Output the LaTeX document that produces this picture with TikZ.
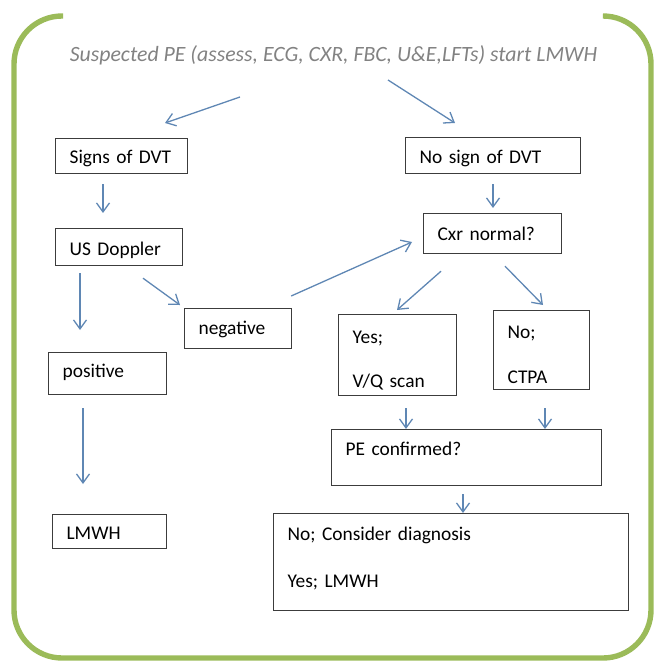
\documentclass[tikz,border=0pt]{standalone}
\usepackage{fontspec}
\setmainfont{Carlito}
\usepackage{tikz}
\usetikzlibrary{arrows.meta}
\definecolor{framegreen}{RGB}{155,187,89}
\definecolor{arrowblue}{RGB}{95,135,180}
\definecolor{boxgray}{RGB}{60,60,60}
\definecolor{titlegray}{RGB}{130,130,130}
\newcommand{\boxfont}{\fontsize{9.7}{11.6}\selectfont}
\newcommand{\titlefont}{\fontsize{10.9}{13}\selectfont\itshape}

\begin{document}
\begin{tikzpicture}[x=0.5pt,y=-0.5pt,
  >={Straight Barb[length=4.5pt,width=6.5pt]},
  flowbox/.style={draw=boxgray, line width=0.6pt, anchor=north west, align=left,
    inner xsep=7pt, inner ysep=0pt, font=\boxfont},
  flowarrow/.style={arrowblue, line width=0.65pt, ->}]

\useasboundingbox (0,0) rectangle (653,662);

\draw[framegreen, line width=2.7pt, rounded corners=24pt]
  (63,16) -- (14,16) -- (14,658) -- (651,658) -- (651,16) -- (605,16);

\node[anchor=base, font=\titlefont, text=titlegray] (title) at (333.5,62)
  {Suspected PE (assess, ECG, CXR, FBC, U\&E,LFTs) start LMWH};

\node[flowbox, text width=52pt, text height=12.5pt, text depth=5pt] (signs) at (55,138) {Signs of DVT};
\node[flowbox, text width=73.5pt, text height=13pt, text depth=5pt] (nosign) at (405,137) {No sign of DVT};
\node[flowbox, text width=49.5pt, text height=13.5pt, text depth=5pt] (doppler) at (55,228) {US Doppler};
\node[flowbox, text width=55pt, text height=13.5pt, text depth=6.5pt] (cxr) at (423,213) {Cxr normal?};
\node[flowbox, text width=39.5pt, text height=13pt, text depth=7pt] (negative) at (184,308) {negative};
\node[flowbox, text width=45pt, text height=12.5pt, text depth=8.5pt] (positive) at (48,352) {positive};
\node[flowbox, text width=45pt, text height=14.5pt, text depth=26pt] (vq) at (338,314) {Yes;\\[10.4pt]V/Q scan};
\node[flowbox, text width=34pt, text height=14pt, text depth=25.5pt] (ctpa) at (493,310) {No;\\[10.9pt]CTPA};
\node[flowbox, text width=121pt, text height=13pt, text depth=15pt] (confirmed) at (331,429) {PE confirmed?};
\node[flowbox, text width=43pt, text height=12.5pt, text depth=4.5pt] (lmwh) at (52,514) {LMWH};
\node[flowbox, text width=163.5pt, text height=13.5pt, text depth=35pt] (outcome) at (273,513)
  {No; Consider diagnosis\\[11.9pt]Yes; LMWH};

\draw[flowarrow] ([shift={(-93.5,35)}]title.base) -- ([shift={(110,-15)}]signs.north west);
\draw[flowarrow] ([shift={(54.5,18)}]title.base) -- ([shift={(50,-14)}]nosign.north west);

\draw[flowarrow] ([shift={(48,10)}]signs.south west) -- ([shift={(48,-15)}]doppler.north west);
\draw[flowarrow] ([shift={(88,10)}]nosign.south west) -- ([shift={(70,-5)}]cxr.north west);

\draw[flowarrow] ([shift={(25,7)}]doppler.south west) -- ([shift={(32,-22)}]positive.north west);
\draw[flowarrow] ([shift={(88,12)}]doppler.south west) -- ([shift={(-4,-3)}]negative.north west);
\draw[flowarrow] ([shift={(-1,-12)}]negative.north east) -- ([shift={(-11,29)}]cxr.north west);

\draw[flowarrow] ([shift={(18,17)}]cxr.south west) -- ([shift={(59,-4)}]vq.north west);
\draw[flowarrow] ([shift={(82,12)}]cxr.south west) -- ([shift={(50,-5)}]ctpa.north west);

\draw[flowarrow] ([shift={(35,13)}]positive.south west) -- ([shift={(31,-30)}]lmwh.north west);
\draw[flowarrow] ([shift={(68,12)}]vq.south west) -- ([shift={(75,0)}]confirmed.north west);
\draw[flowarrow] ([shift={(52,18)}]ctpa.south west) -- ([shift={(214,0)}]confirmed.north west);
\draw[flowarrow] ([shift={(132,8)}]confirmed.south west) -- ([shift={(190,0)}]outcome.north west);
\end{tikzpicture}
\end{document}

#### What to work on
Repeat the material verbatim. Do not carry over any picture.

#### Finished task
Output the LaTeX document that produces this picture with TikZ.
\documentclass[tikz,border=0pt]{standalone}
\usepackage{fontspec}
\setmainfont{Carlito}
\usepackage{tikz}
\usetikzlibrary{arrows.meta}
\definecolor{framegreen}{RGB}{155,187,89}
\definecolor{arrowblue}{RGB}{95,135,180}
\definecolor{boxgray}{RGB}{60,60,60}
\definecolor{titlegray}{RGB}{130,130,130}
\newcommand{\boxfont}{\fontsize{9.7}{11.6}\selectfont}
\newcommand{\titlefont}{\fontsize{10.9}{13}\selectfont\itshape}

\begin{document}
\begin{tikzpicture}[x=0.5pt,y=-0.5pt,
  >={Straight Barb[length=4.5pt,width=6.5pt]},
  flowbox/.style={draw=boxgray, line width=0.6pt, anchor=north west, align=left,
    inner xsep=7pt, inner ysep=0pt, font=\boxfont},
  flowarrow/.style={arrowblue, line width=0.65pt, ->}]

\useasboundingbox (0,0) rectangle (653,662);

\draw[framegreen, line width=2.7pt, rounded corners=24pt]
  (63,16) -- (14,16) -- (14,658) -- (651,658) -- (651,16) -- (605,16);

\node[anchor=base, font=\titlefont, text=titlegray] (title) at (333.5,62)
  {Suspected PE (assess, ECG, CXR, FBC, U\&E,LFTs) start LMWH};

\node[flowbox, text width=52pt, text height=12.5pt, text depth=5pt] (signs) at (55,138) {Signs of DVT};
\node[flowbox, text width=73.5pt, text height=13pt, text depth=5pt] (nosign) at (405,137) {No sign of DVT};
\node[flowbox, text width=49.5pt, text height=13.5pt, text depth=5pt] (doppler) at (55,228) {US Doppler};
\node[flowbox, text width=55pt, text height=13.5pt, text depth=6.5pt] (cxr) at (423,213) {Cxr normal?};
\node[flowbox, text width=39.5pt, text height=13pt, text depth=7pt] (negative) at (184,308) {negative};
\node[flowbox, text width=45pt, text height=12.5pt, text depth=8.5pt] (positive) at (48,352) {positive};
\node[flowbox, text width=45pt, text height=14.5pt, text depth=26pt] (vq) at (338,314) {Yes;\\[10.4pt]V/Q scan};
\node[flowbox, text width=34pt, text height=14pt, text depth=25.5pt] (ctpa) at (493,310) {No;\\[10.9pt]CTPA};
\node[flowbox, text width=121pt, text height=13pt, text depth=15pt] (confirmed) at (331,429) {PE confirmed?};
\node[flowbox, text width=43pt, text height=12.5pt, text depth=4.5pt] (lmwh) at (52,514) {LMWH};
\node[flowbox, text width=163.5pt, text height=13.5pt, text depth=35pt] (outcome) at (273,513)
  {No; Consider diagnosis\\[11.9pt]Yes; LMWH};

\draw[flowarrow] ([shift={(-93.5,35)}]title.base) -- ([shift={(110,-15)}]signs.north west);
\draw[flowarrow] ([shift={(54.5,18)}]title.base) -- ([shift={(50,-14)}]nosign.north west);

\draw[flowarrow] ([shift={(48,10)}]signs.south west) -- ([shift={(48,-15)}]doppler.north west);
\draw[flowarrow] ([shift={(88,10)}]nosign.south west) -- ([shift={(70,-5)}]cxr.north west);

\draw[flowarrow] ([shift={(25,7)}]doppler.south west) -- ([shift={(32,-22)}]positive.north west);
\draw[flowarrow] ([shift={(88,12)}]doppler.south west) -- ([shift={(-4,-3)}]negative.north west);
\draw[flowarrow] ([shift={(-1,-12)}]negative.north east) -- ([shift={(-11,29)}]cxr.north west);

\draw[flowarrow] ([shift={(18,17)}]cxr.south west) -- ([shift={(59,-4)}]vq.north west);
\draw[flowarrow] ([shift={(82,12)}]cxr.south west) -- ([shift={(50,-5)}]ctpa.north west);

\draw[flowarrow] ([shift={(35,13)}]positive.south west) -- ([shift={(31,-30)}]lmwh.north west);
\draw[flowarrow] ([shift={(68,12)}]vq.south west) -- ([shift={(75,0)}]confirmed.north west);
\draw[flowarrow] ([shift={(52,18)}]ctpa.south west) -- ([shift={(214,0)}]confirmed.north west);
\draw[flowarrow] ([shift={(132,8)}]confirmed.south west) -- ([shift={(190,0)}]outcome.north west);
\end{tikzpicture}
\end{document}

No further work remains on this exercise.